The Second Age of Asia’s Tiger Cubs

BH FVG closeupBy Chng Boon Huei, President and CEO of Flexi Versa Group

Thanks to rapid development through the 1960s to 1990s, Hong Kong, Japan, South Korea and Singapore were named as Asian Tigers. In 2030, it was suggested that 60% or more of the world’s economic growth will come from Asia. Five countries were named Asia Tiger Cubs not only because they mimicked the development, success and growth of their prosperous neighbors, they are also the fastest-growing in the region. These five Cubs are Indonesia, Thailand, Philippines, Malaysia and Vietnam.

So, as brands look to decouple with China and reduce supply chain dependance, which of these Tigers and Tiger Cubs seem most appropriate?

The economy of Malaysia is the third largest in Southeast Asia, in terms of GDP per capita and the 34th largest in the world according to the IMF. It has the largest GDP per capita of the so-called Tiger Cubs.

Labor productivity of Malaysia was measured at Int$55,360 per worker. Again the highest among the ‘Cubs’ and significantly higher than Thailand ($30,840), Indonesia ($23,890), The Philippines ($19,630) and Vietnam ($12,740). The Malaysian economy is the 25th most competitive country economy in the world, making it more competitive than France, Japan and Israel. And according to the Ease of Doing Business Index 2020, Malaysia is the 12th easiest country to do business in. Malaysia also wins on ESG risk, being shown to be the least risky nation in Asia on almost every count. Our very own Victor Wong wrote “5 Reasons to Manufacture Electronics in Malaysia” in EPSNews explaining many of the advantages that Malaysia offers.

The truth is that most of these nations have been successfully manufacturing for decades. A few one might consider to be newer players including Vietnam, which has a young but relatively inexperienced workforce but closest to China. Few have the consistency of Malaysia in terms of performance, economic and political stability, logistics, ancillary industries’ support, infrastructure, governance, proximity, sustainability and scalability.

Recently some brands have looked long and hard at economies like Vietnam, Myanmar and Laos as low cost options to China as costs there continue to rise. These countries may have large pools of low cost labor but they lack the pedigree of Malaysia and bring with them their own inherent risks. Pedigree is important. Malaysia is one of the most mature manufacturing markets in SE Asia and is literally a stone’s throw from one of the most important financial cities in the world, Singapore. 

Ticking all the boxes

We think that Malaysia checks all the boxes that a brand or OEM should be reviewing when they look to reduce their dependence on China, be that through an exit from China or moving to a more robust “China Plus One” strategy moving forward.

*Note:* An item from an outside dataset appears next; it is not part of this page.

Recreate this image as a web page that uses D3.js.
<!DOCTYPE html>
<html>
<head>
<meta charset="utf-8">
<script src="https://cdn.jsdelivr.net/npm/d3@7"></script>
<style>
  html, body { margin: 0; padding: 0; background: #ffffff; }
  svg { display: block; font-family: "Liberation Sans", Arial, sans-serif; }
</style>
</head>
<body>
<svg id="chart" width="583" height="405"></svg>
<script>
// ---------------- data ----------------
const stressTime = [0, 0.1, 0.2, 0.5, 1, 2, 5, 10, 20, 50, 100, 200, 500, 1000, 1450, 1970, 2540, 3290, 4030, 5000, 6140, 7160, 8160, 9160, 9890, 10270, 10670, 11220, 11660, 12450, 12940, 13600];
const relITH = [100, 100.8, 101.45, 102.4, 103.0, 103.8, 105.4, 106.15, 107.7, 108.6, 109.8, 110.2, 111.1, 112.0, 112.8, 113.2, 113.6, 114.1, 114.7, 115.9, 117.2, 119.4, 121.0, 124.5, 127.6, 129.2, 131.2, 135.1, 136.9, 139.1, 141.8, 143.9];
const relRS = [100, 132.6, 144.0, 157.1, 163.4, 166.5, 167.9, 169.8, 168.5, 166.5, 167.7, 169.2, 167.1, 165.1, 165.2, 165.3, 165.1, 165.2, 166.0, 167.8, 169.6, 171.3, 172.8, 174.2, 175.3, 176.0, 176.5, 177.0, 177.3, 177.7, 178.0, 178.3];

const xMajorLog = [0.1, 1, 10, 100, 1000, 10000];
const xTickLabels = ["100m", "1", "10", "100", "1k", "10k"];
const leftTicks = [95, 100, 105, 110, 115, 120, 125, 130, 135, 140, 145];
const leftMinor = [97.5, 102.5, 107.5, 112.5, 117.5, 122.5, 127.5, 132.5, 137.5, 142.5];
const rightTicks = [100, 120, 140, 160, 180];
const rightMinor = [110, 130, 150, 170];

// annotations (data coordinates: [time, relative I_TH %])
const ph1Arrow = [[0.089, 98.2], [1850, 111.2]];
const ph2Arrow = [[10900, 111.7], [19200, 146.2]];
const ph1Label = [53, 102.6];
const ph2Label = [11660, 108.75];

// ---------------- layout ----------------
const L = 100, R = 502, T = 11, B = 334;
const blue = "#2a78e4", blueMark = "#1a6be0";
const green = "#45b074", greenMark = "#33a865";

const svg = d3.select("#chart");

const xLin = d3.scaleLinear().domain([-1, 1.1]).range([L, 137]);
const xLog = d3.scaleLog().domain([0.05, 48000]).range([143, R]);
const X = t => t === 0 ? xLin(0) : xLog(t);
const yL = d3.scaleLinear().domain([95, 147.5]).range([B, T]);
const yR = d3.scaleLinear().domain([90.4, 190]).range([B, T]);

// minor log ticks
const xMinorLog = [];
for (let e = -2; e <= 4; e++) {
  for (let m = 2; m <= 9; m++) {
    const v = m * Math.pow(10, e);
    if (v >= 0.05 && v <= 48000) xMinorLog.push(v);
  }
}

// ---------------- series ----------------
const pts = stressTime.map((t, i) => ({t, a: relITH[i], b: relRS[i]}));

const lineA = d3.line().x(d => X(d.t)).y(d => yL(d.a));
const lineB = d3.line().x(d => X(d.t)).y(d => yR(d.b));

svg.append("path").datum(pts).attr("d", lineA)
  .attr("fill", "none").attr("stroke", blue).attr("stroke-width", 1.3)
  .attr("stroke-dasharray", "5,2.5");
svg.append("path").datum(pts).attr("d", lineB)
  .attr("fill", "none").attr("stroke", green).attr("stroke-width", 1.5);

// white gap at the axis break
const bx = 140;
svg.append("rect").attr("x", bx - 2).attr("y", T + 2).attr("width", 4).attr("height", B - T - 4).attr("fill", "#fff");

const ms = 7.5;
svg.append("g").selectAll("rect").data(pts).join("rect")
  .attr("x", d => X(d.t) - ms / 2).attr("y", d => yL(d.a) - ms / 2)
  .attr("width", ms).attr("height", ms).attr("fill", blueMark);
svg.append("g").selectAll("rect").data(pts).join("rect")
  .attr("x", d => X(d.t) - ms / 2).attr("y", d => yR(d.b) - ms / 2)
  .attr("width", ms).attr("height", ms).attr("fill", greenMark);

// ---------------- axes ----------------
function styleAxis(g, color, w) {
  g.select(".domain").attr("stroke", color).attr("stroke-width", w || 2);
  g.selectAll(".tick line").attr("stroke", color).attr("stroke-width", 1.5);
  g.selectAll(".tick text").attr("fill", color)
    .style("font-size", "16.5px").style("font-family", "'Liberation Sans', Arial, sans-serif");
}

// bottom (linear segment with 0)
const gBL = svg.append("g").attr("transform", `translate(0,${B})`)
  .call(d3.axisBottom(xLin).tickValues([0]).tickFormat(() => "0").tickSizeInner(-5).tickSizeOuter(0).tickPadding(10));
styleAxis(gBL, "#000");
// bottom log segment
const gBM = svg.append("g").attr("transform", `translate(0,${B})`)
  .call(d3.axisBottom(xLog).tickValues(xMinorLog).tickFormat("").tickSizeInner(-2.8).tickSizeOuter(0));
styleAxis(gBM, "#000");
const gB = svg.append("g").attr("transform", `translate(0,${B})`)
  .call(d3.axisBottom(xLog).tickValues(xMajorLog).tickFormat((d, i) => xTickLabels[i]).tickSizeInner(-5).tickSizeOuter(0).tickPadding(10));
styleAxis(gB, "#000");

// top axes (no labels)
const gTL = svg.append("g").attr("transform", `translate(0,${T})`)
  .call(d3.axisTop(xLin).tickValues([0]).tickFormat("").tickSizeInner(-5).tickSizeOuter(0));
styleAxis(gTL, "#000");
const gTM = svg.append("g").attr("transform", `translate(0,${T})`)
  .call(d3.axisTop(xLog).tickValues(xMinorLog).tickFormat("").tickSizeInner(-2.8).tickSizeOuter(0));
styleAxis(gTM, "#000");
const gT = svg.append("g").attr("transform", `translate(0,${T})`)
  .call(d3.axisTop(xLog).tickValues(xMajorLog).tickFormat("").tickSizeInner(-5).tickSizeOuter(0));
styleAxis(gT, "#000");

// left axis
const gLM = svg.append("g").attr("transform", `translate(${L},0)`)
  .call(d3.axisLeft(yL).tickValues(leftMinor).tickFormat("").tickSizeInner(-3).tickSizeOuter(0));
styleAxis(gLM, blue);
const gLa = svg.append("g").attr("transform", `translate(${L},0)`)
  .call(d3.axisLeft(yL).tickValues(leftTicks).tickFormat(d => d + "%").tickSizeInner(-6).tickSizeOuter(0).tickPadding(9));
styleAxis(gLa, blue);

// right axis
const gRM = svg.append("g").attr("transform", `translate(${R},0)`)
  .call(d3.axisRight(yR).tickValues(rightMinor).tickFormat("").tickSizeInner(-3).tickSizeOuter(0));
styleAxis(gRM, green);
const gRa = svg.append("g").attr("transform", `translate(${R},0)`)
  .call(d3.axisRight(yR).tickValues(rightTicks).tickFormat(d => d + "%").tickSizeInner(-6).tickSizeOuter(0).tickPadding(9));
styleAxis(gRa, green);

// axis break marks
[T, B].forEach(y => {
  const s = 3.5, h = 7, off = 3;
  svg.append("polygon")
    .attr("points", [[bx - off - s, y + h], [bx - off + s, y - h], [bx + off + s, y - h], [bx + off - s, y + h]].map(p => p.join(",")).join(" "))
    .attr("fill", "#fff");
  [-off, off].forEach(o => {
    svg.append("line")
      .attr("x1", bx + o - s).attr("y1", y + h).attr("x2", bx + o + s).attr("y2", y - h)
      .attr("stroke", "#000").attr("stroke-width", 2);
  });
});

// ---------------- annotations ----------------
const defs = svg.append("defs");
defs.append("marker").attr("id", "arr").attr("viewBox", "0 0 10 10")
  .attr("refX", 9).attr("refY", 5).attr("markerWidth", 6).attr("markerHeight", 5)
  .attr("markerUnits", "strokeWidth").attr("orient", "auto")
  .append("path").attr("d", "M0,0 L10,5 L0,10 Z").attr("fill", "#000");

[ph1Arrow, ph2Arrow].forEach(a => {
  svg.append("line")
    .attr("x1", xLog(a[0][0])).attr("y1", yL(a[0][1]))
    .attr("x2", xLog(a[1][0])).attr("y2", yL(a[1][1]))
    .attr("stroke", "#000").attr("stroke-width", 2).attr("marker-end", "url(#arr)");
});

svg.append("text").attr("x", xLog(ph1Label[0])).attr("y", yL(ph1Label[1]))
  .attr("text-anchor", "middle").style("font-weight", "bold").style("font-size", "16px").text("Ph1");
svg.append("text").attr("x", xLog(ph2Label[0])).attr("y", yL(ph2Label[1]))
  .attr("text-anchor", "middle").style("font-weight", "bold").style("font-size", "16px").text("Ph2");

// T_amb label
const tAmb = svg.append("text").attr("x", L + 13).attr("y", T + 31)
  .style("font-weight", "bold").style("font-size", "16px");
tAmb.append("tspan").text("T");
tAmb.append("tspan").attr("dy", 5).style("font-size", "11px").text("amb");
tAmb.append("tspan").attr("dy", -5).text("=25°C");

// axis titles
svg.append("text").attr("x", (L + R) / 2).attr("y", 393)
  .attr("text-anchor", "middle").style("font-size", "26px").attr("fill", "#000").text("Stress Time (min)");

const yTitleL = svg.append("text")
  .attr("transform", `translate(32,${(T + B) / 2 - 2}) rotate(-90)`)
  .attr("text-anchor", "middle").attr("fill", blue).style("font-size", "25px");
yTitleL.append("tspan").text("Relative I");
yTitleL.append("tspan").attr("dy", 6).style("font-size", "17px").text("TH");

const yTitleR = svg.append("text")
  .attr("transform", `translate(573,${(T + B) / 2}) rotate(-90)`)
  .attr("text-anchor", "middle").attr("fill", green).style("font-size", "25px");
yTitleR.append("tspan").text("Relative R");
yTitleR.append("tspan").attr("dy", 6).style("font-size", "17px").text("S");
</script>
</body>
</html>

Choosing a suitable manufacturing partner is a complex business and choosing the right manufacturing region is no less challenging. Partners need to have the right size if they are to be able to meet the needs of the brand, but they should not be so large that the brand gets lost within the business. An OEM spending a few million dollars a year on manufacturing would be unlikely to be best supported by one of the top tier EMS companies whose sales are counted in tens of Billions of dollars. Conversely you don’t want to be so much of your manufacturing partner’s business that they are at risk when your volumes reduce, as they do from time to time.

You also need your partner, and their location, to offer the ability to scale. This means access to more labor, more materials, more machinery, perhaps even more land when it is needed. As a brand that is ambitious in its growth plans, you will want a partner that reflects that ambition.

What makes Malaysia and the manufacturers that operate here unique among the Tigers and Tiger Cubs is that they have remained competitive while many have priced themselves out of the market. Malaysia has a mature manufacturing and skill base with a great infrastructure, which you won’t find in the newer nations to join the high tech manufacturing industry. Malaysia has a good record on human rights, along with strong commitment and progress on ESG, unlike some countries in the group whose political winds have changed recently.

All in all, Malaysia may not be the biggest or the cheapest, but it has an amazing manufacturing pedigree, it’s been a consistent performer for many decades and it provides a solid, low risk, high value choice for a manufacturing geography. Past track records may not guarantee future performances but it surely mitigates the risks of failing, particularly considering its matured skill base and manufacturing experiences, supply chain and more importantly, Intellectual Property Rights protection and its ESG initiatives as well.